Radelat's own historical
account ironically notes that throughout the years, and numerous
unsuccessful attempts to pass anti-lynching legislation, the
failure can be attributed to the "use of the filibuster" to
derail any vote.
Item:
"Senate Issues an
apology for Inaction on Lynchings"
Source: Los Angeles Times, June 14, 2005; By Mary
Curtius
Similarly, is the
treatment of the same story by Mary Curtius of the L.A.
Times, who also refers only to "Senators" or "southern
Senators." Writes Curtius, "Each time the House passed
an anti-lynching bill, Southern senators filibustered
them." Again, no indication whatsoever that the
filibustering Senators were Democrats.
Item:
"Senate Notes Its
Inaction on Lynchings"
Source: Associated Press, June 14, 2005; By Jim
Abrams
In an even more
egregious example of leftist bias, writer Jim Abrams of the
Associated Press put his nose to his Democratic
agenda and refers not just to "Senators," or even the fairly
ambiguous, though misleading, "southern Senators"...Abrams
chooses to mislead his readers down the garden path of
confusion, by terming the Democratic Senators of the hundred
years following the Civil War as "southern conservatives".

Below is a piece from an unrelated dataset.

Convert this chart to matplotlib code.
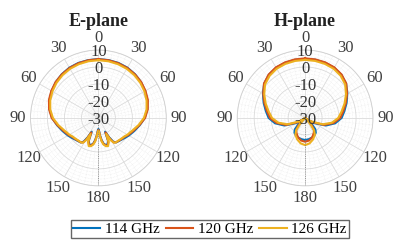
import matplotlib.pyplot as plt
import numpy as np

plt.rcParams['font.family'] = ['Liberation Serif', 'DejaVu Serif']

# half-pattern angles (deg) and gains (dB); patterns are symmetric about 0-180
e_ang = [0, 10, 20, 30, 40, 50, 60, 70, 80, 90, 100, 110, 120, 126, 132, 138, 144,
         148, 151, 154, 157, 161, 165, 169, 172, 175, 178, 180]
e_114 = [4.7, 4.6, 4.5, 4.2, 3.6, 2.8, 1.8, 0.7, -0.8, -2.7, -5.3, -7.5, -9.3, -10.3,
         -11.2, -11.8, -12.2, -13.5, -17, -21, -15.5, -13.5, -13.5, -14.8, -17, -20, -23, -23.5]
e_120 = [4.6, 4.5, 4.3, 4.0, 3.5, 2.9, 2.0, 1.0, -0.5, -2.5, -5.5, -8.0, -9.8, -11,
         -11.5, -12, -12.3, -13, -16, -20.5, -15, -13, -13.2, -14.5, -16.5, -19.5, -22.5, -23]
e_126 = [4.0, 3.9, 3.7, 3.4, 2.9, 2.2, 1.3, 0.2, -1.2, -3.2, -6, -8.6, -10.3, -11.3,
         -11.8, -12.2, -12.3, -12.8, -15, -19.5, -14.5, -12.5, -12.8, -14, -16, -19, -22, -22.5]

h_ang = [0, 10, 20, 30, 40, 50, 60, 70, 80, 90, 100, 110, 120, 126, 130, 134, 138,
         144, 150, 160, 170, 180]
h_114 = [4.8, 4.8, 4.6, 4.2, 3.2, 1.5, -1.3, -4.0, -6.5, -8.5, -12, -17, -24, -29,
         -30, -24, -21, -19.3, -18.6, -17.8, -17.3, -17]
h_120 = [5.1, 5.0, 4.8, 4.4, 3.4, 1.6, -1.5, -4.5, -7.2, -9.3, -13, -18, -25, -28.5,
         -30, -28, -24, -21, -19.8, -17.8, -16.5, -16]
h_126 = [4.2, 4.1, 3.9, 3.5, 2.5, 0.8, -2.2, -5.3, -8.2, -10.5, -14, -19, -26, -28.5,
         -29.5, -30, -26, -21, -18.5, -16.5, -14.8, -14]

freqs = ['114 GHz', '120 GHz', '126 GHz']
colors = ['#0072BD', '#D95319', '#EDB120']
theta_ticks = [0, 30, 60, 90, 120, 150, 180, 210, 240, 270, 300, 330]
theta_labels = ['0', '30', '60', '90', '120', '150', '180', '150', '120', '90', '60', '30']
r_ticks = [-30, -20, -10, 0, 10]


def full(ang, val):
    a = np.array(ang + [360 - x for x in ang[::-1][1:]])
    v = np.array(val + val[::-1][1:])
    return np.deg2rad(a), v


fig = plt.figure(figsize=(3.96, 2.46), dpi=100)
axes = [fig.add_axes([0.077, 0.244, 0.343, 0.553], projection='polar'),
        fig.add_axes([0.599, 0.244, 0.343, 0.553], projection='polar')]
planes = [('E-plane', e_ang, [e_114, e_120, e_126]),
          ('H-plane', h_ang, [h_114, h_120, h_126])]

for ax, (title, ang, series) in zip(axes, planes):
    ax.set_theta_zero_location('N')
    ax.set_theta_direction(-1)
    for vals, c, lab in zip(series, colors, freqs):
        th, r = full(ang, vals)
        ax.plot(th, r, color=c, lw=1.5, label=lab)
    ax.set_rlim(-30, 10)
    ax.set_thetagrids(theta_ticks, theta_labels)
    ax.set_xticks(np.deg2rad(np.arange(0, 360, 6)), minor=True)
    ax.set_yticks(r_ticks)
    ax.set_yticks(np.arange(-30, 11, 2), minor=True)
    ax.set_yticklabels([])
    ax.grid(True, which='major', color='#dadada', lw=0.6)
    ax.grid(True, which='minor', color='#e6e6e6', lw=0.4, ls=':')
    ax.spines['polar'].set_color('#d0d0d0')
    ax.spines['polar'].set_linewidth(0.6)
    ax.tick_params(axis='x', pad=2, labelsize=12, colors='#404040')
    ax.tick_params(which='both', length=0)
    ax.axvline(np.pi, color='#808080', lw=0.6, ls=':')
    for rv in r_ticks:
        ax.annotate(str(rv), (0, rv), xytext=(0, -1.5), textcoords='offset points',
                    ha='center', va='center', fontsize=12, color='#333333')
    ax.set_title(title, fontsize=13, fontweight='bold', pad=0, color='#222222')

handles, labels = axes[0].get_legend_handles_labels()
fig.legend(handles, labels, loc='center', bbox_to_anchor=(0.530, 0.069), ncol=3,
           fontsize=11, frameon=True, fancybox=False, edgecolor='#404040',
           handlelength=1.8, handletextpad=0.3, columnspacing=0.4, borderpad=0.15,
           borderaxespad=0, handleheight=0.5)

fig.savefig('out.png', dpi=100)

Despite "nearly 200 antilynching bills...introduced in
Congress, and three passed the House," as well as the urging
of "seven presidents between 1890 and 1952," crafts author
Abrams, "the Senate, with Southern conservatives
wielding their filibuster powers, refused to act."
A more dishonestly
written, liberally-biased piece could not have been conjured
from the heart of this story than Abrams has produced.
His use of the term "Southern conservatives," while perhaps
somewhat a historically accurate term for Southern
Democrats during much of the period referenced (1890 to
1952), is a phrase which Mr. Abrams has to know will be
misinterpreted by his 2005 audience as referring to
present-day Republicans. Honest reporting requires the
use of terminology not calculated to mislead and prejudice
readers into believing that these "filibusterers" of
proposed anti-lynch laws were Republicans and not Democrats.
As alluded to earlier,
this is a particularly despicable tactic employed by Mr.
Abrams, inasmuch as it is today's Democrats who filibuster
to block judicial nominees from coming to a vote, just as
yesterday's Democrats filibustered to block anti-lynch laws
from coming to a vote. Mr. Abrams and the others act
to protect today's Democrats from responsibility for the
actions of their party's anti-lynch law filibusters, while
generally endorsing, as rank-and-file members of the Olde
Media, Democratic propaganda that only extremists would seek
to end filibusters. At the same time, Abrams seeks to
protect Democrats by, in effect, portraying the anti-lynch
law-killing filibusters as being the product of Republicans.
Item:
"The Senate's Apology"
Source: The Washington Post, June
14, 2005; unattributed
Themselves cloaked in
anonymity, the Post's editorial staff likewise cloaks
the southern Democrats who defeated anti-lynching
legislation in anonymity, noting only that "on all three
occasions, the Senate, captured by southern filibusterers,
talked the anti-lynching bills to death." In its usual
pompous manner, the Post lectures that "it is never
too late or too untimely, however, for a great nation to
remember terrible wrongs, and lynching was a crime of
national proportion."
It is, however,
obviously too late, in the Post's estimation to
expose to the light of day the identities of those
responsible for talking "to death" legislation that may have
saves hundreds if not thousands of lives.